**Request:** Where a line in the listing below contains the word "page", copy that line.

**Supplied material:**
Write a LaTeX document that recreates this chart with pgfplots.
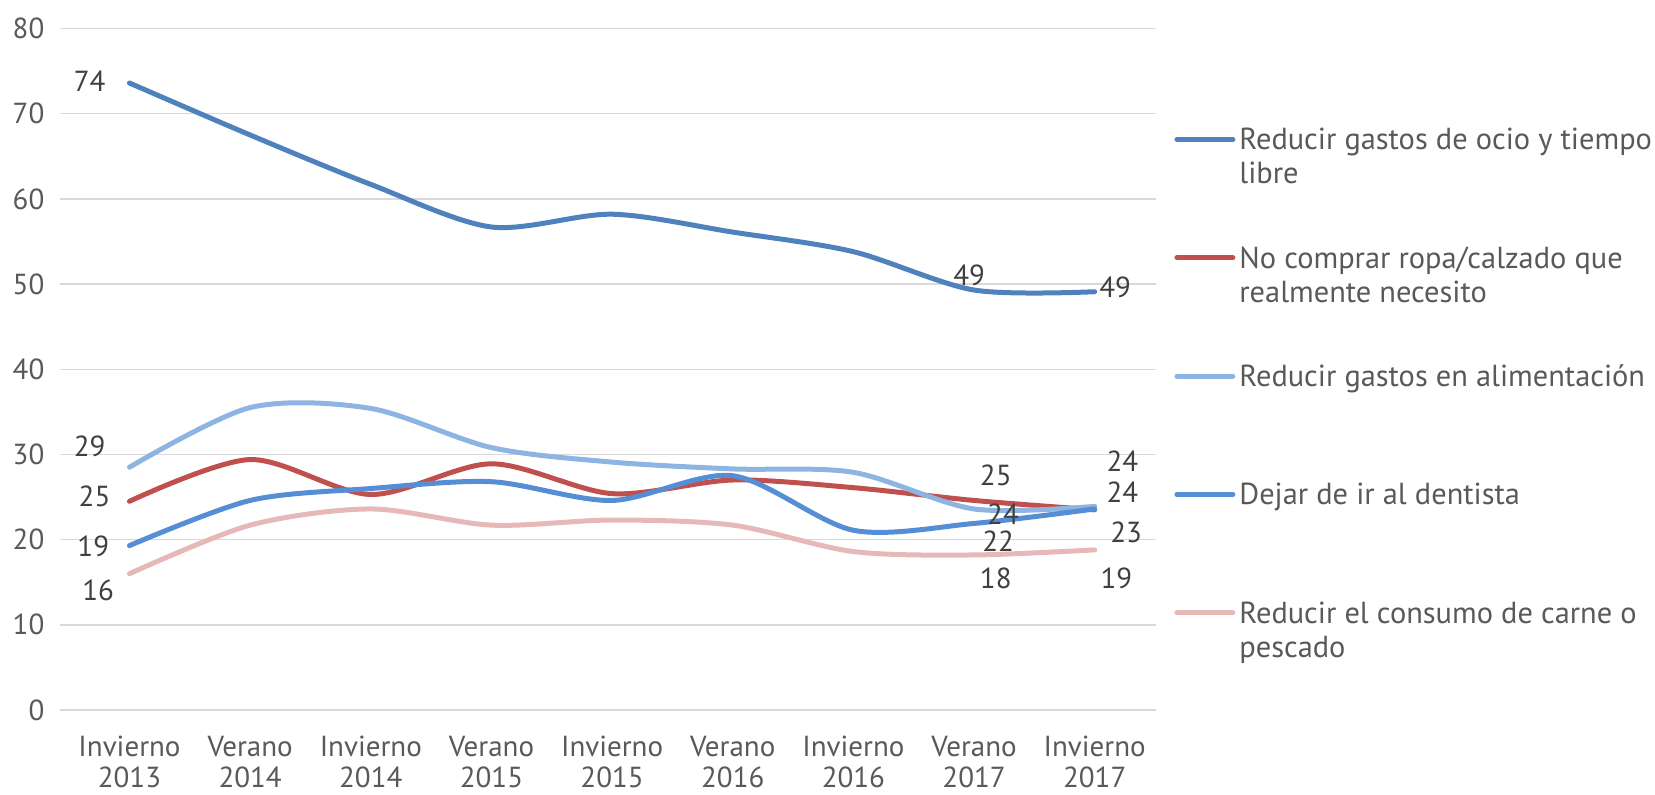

...

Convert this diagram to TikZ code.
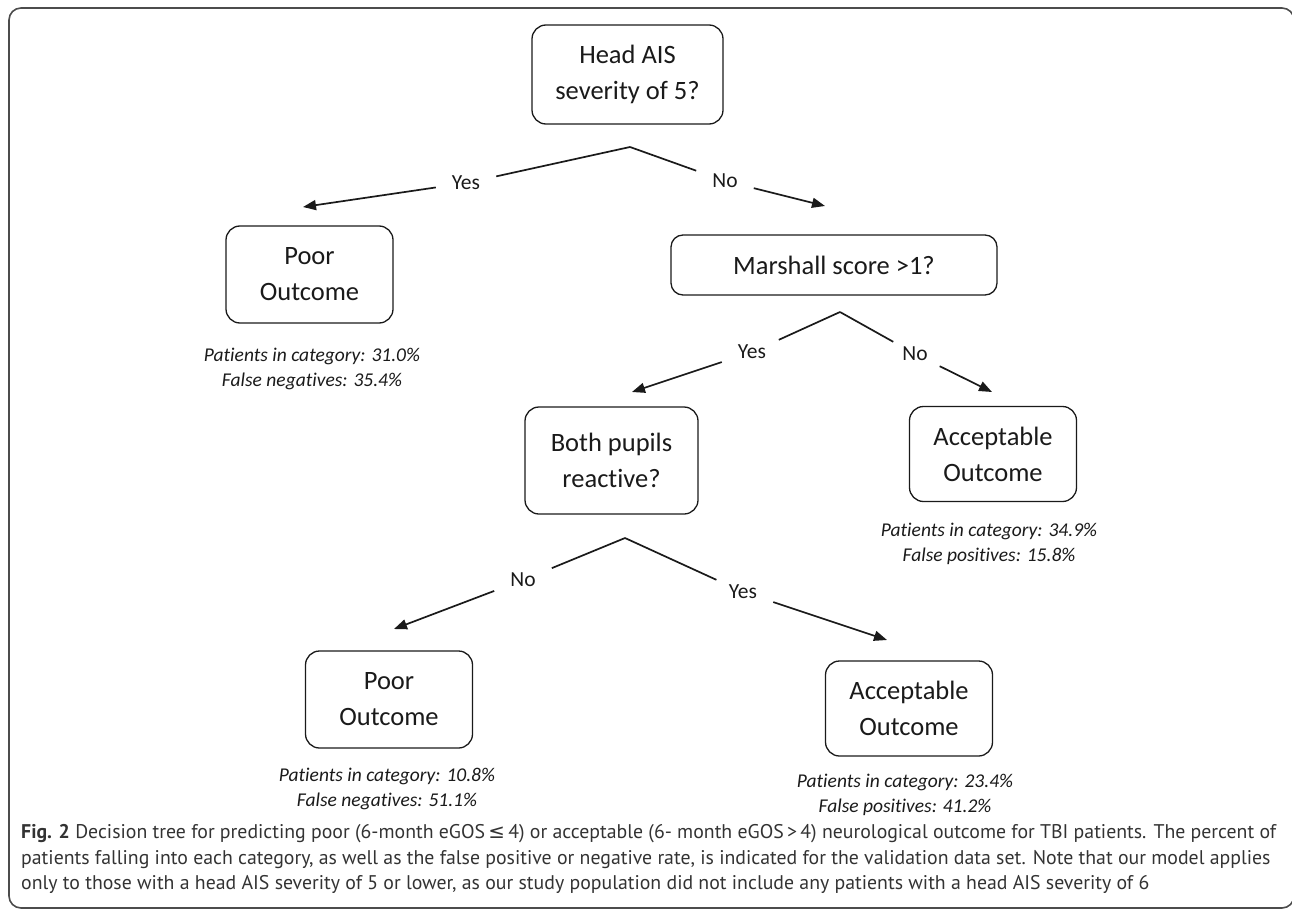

--

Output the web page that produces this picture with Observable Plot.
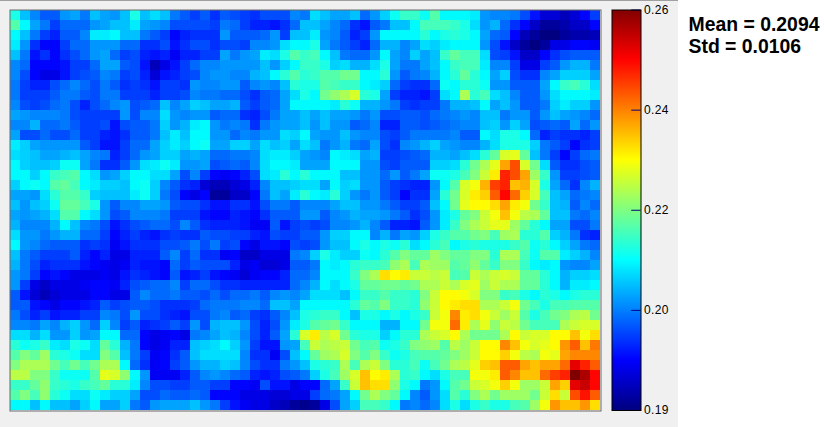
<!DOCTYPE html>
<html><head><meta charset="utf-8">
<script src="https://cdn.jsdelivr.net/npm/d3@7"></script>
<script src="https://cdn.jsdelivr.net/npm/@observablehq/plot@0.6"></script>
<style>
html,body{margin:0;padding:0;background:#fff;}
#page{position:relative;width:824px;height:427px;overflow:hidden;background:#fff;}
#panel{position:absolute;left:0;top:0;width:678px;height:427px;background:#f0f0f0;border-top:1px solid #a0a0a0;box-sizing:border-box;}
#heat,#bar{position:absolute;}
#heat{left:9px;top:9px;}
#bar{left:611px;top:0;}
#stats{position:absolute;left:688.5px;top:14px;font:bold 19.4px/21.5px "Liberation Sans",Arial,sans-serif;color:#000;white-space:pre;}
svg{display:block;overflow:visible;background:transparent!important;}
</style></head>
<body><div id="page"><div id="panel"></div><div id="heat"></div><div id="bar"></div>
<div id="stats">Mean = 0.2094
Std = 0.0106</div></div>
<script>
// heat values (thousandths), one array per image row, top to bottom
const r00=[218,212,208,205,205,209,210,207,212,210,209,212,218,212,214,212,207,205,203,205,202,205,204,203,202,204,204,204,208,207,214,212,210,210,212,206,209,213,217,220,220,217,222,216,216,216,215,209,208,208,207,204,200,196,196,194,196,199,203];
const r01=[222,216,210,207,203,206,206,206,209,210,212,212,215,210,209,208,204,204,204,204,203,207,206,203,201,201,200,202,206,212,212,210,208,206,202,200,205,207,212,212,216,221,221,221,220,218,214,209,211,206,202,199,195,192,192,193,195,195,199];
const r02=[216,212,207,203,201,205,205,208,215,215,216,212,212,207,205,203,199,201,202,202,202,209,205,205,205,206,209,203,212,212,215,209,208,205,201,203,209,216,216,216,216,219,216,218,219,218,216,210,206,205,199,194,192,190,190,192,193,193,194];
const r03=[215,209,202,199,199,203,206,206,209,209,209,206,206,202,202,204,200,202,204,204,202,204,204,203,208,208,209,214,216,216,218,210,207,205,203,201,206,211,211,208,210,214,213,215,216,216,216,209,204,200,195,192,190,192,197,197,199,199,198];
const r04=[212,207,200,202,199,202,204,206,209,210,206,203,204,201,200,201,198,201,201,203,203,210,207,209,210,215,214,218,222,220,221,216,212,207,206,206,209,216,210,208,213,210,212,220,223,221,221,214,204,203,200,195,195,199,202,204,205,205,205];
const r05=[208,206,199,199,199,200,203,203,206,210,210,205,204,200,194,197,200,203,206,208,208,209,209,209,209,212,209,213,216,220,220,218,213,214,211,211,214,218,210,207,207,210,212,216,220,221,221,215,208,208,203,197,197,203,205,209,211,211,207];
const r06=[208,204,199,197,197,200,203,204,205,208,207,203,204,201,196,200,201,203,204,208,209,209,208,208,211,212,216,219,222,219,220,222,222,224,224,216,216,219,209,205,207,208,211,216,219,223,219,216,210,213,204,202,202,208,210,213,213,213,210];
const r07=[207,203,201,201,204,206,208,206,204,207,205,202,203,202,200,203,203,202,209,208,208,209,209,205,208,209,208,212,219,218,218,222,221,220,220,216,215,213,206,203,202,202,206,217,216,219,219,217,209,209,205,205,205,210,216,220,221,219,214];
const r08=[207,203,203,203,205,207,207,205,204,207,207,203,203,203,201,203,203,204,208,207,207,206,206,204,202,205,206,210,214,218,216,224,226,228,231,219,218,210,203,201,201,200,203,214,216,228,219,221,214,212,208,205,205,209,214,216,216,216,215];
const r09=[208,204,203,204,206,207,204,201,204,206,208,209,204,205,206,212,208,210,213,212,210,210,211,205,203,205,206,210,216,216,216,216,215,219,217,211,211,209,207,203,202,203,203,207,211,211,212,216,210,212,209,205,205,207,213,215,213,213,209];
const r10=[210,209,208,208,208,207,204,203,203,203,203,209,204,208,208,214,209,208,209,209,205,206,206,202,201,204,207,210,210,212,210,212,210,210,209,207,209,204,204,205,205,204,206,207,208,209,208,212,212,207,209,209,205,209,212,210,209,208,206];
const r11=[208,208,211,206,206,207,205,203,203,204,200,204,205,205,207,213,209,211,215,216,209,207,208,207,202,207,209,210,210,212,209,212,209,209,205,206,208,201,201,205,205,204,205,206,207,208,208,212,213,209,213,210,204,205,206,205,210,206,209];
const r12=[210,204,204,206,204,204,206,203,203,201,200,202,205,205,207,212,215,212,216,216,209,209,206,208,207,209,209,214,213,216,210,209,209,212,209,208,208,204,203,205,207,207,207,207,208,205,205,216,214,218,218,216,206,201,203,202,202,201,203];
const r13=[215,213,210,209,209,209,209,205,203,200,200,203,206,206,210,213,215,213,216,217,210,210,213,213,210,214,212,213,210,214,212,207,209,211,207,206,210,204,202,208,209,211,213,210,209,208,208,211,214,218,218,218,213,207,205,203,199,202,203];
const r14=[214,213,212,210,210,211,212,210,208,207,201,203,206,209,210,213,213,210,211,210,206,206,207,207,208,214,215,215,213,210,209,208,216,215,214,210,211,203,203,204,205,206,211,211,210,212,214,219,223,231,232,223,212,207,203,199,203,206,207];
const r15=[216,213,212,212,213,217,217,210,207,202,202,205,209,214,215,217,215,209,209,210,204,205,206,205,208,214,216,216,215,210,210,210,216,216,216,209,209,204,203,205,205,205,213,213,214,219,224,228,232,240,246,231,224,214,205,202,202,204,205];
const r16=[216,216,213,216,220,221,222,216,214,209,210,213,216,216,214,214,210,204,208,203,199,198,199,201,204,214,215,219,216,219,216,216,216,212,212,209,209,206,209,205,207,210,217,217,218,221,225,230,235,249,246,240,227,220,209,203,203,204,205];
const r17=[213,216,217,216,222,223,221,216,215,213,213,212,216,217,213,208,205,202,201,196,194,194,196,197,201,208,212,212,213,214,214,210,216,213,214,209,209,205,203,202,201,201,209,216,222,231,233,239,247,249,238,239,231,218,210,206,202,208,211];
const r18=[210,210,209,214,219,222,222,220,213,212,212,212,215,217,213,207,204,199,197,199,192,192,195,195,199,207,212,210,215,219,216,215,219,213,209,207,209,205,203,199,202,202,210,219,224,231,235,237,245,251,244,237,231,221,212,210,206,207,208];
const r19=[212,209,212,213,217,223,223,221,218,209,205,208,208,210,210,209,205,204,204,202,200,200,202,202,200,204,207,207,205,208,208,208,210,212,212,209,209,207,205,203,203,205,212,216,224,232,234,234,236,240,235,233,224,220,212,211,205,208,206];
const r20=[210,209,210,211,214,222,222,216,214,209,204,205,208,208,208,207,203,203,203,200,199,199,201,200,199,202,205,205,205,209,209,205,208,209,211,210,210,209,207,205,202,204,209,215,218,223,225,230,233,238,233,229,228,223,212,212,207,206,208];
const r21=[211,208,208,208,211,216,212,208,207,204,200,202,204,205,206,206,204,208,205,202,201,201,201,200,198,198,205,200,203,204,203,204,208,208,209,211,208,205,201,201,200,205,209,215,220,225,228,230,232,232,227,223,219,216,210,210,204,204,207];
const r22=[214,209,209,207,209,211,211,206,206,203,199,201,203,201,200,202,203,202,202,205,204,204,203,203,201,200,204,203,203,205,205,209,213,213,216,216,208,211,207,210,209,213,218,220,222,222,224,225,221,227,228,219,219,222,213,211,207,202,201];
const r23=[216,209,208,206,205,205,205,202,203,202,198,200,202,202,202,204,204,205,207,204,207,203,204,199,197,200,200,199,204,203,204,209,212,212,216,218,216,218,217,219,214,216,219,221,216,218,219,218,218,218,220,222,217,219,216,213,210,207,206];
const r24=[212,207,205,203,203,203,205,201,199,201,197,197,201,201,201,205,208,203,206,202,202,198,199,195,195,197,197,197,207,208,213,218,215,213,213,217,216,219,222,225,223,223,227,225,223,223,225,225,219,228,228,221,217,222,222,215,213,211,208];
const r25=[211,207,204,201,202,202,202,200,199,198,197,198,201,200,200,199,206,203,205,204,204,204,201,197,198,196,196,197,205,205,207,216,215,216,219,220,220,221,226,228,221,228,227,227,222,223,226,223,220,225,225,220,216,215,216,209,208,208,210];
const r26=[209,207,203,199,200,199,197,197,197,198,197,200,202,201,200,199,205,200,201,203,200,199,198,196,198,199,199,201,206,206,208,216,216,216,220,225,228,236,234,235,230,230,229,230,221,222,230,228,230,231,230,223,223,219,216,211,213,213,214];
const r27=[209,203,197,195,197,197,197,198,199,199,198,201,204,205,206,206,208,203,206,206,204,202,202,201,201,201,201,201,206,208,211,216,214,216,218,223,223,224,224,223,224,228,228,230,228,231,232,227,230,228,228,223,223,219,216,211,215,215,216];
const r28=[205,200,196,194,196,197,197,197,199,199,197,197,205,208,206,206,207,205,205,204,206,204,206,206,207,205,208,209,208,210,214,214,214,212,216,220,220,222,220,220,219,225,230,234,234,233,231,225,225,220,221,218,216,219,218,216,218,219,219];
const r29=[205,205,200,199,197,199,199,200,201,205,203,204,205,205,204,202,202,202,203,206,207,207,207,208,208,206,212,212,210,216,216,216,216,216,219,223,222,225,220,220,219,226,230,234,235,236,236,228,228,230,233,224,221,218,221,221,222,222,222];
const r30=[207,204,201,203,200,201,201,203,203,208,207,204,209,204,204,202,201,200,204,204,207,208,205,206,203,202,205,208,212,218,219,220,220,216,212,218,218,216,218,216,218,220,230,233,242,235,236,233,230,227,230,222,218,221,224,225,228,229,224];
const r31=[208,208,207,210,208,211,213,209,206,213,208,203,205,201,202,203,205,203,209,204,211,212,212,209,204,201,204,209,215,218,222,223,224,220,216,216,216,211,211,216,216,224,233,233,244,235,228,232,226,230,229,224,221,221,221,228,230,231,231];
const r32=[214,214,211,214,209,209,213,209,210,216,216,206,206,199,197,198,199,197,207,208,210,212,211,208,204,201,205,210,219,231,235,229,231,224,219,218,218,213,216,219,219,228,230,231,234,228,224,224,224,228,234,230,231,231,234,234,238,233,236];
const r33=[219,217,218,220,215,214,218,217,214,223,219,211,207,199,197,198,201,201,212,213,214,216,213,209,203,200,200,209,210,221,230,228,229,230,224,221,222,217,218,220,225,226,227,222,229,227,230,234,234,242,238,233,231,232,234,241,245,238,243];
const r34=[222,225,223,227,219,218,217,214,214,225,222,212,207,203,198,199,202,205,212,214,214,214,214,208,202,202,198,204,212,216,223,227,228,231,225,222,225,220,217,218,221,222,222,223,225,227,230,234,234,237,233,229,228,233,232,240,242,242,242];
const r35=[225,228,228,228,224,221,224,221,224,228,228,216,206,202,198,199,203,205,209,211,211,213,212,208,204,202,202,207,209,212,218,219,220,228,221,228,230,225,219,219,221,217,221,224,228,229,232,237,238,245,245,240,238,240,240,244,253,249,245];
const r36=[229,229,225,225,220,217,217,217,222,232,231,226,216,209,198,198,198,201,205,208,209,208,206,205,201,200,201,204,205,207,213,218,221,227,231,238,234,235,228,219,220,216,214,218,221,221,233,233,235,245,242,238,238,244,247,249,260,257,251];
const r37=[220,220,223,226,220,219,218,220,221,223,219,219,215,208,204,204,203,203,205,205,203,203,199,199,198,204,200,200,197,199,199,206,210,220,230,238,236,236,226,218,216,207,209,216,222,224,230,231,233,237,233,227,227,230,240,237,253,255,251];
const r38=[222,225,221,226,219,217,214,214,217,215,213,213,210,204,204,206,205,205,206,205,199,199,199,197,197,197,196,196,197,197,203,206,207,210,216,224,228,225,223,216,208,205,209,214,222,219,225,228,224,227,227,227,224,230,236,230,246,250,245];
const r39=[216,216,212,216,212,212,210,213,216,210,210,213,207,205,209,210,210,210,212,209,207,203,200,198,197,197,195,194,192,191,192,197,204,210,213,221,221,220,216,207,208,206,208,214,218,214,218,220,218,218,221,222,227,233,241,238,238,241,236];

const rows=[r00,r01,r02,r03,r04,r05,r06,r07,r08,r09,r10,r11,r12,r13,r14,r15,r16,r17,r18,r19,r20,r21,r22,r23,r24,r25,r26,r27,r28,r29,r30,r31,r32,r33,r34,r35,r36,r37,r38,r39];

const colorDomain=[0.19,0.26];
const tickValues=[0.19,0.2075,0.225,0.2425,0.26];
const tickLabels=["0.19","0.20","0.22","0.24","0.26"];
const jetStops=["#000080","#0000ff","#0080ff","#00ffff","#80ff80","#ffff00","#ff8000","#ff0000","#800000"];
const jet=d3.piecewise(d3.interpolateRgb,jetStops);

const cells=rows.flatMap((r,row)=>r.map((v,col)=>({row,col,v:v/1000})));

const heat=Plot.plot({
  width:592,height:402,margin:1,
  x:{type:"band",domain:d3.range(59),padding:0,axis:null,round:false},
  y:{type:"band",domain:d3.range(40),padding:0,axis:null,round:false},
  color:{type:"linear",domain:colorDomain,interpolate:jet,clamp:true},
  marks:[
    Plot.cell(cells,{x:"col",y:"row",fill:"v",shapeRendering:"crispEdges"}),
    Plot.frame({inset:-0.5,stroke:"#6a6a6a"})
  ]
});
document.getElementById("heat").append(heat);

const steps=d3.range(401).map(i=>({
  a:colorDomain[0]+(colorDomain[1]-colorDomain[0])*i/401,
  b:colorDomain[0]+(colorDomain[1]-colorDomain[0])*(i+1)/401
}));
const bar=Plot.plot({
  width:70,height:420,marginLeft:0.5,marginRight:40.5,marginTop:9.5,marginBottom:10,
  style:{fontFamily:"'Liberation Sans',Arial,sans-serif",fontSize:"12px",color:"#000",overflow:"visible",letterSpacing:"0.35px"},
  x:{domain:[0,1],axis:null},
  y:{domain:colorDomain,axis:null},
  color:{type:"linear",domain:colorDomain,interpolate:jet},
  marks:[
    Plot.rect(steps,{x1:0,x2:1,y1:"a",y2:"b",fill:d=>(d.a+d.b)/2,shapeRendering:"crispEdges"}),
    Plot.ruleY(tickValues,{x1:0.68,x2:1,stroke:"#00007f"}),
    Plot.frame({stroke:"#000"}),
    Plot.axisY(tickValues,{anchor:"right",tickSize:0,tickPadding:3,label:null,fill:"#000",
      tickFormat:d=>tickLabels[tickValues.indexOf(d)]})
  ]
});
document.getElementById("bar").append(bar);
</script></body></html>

**Answer to this exercise:**
Output the web page that produces this picture with Observable Plot.
#page{position:relative;width:824px;height:427px;overflow:hidden;background:#fff;}
<body><div id="page"><div id="panel"></div><div id="heat"></div><div id="bar"></div>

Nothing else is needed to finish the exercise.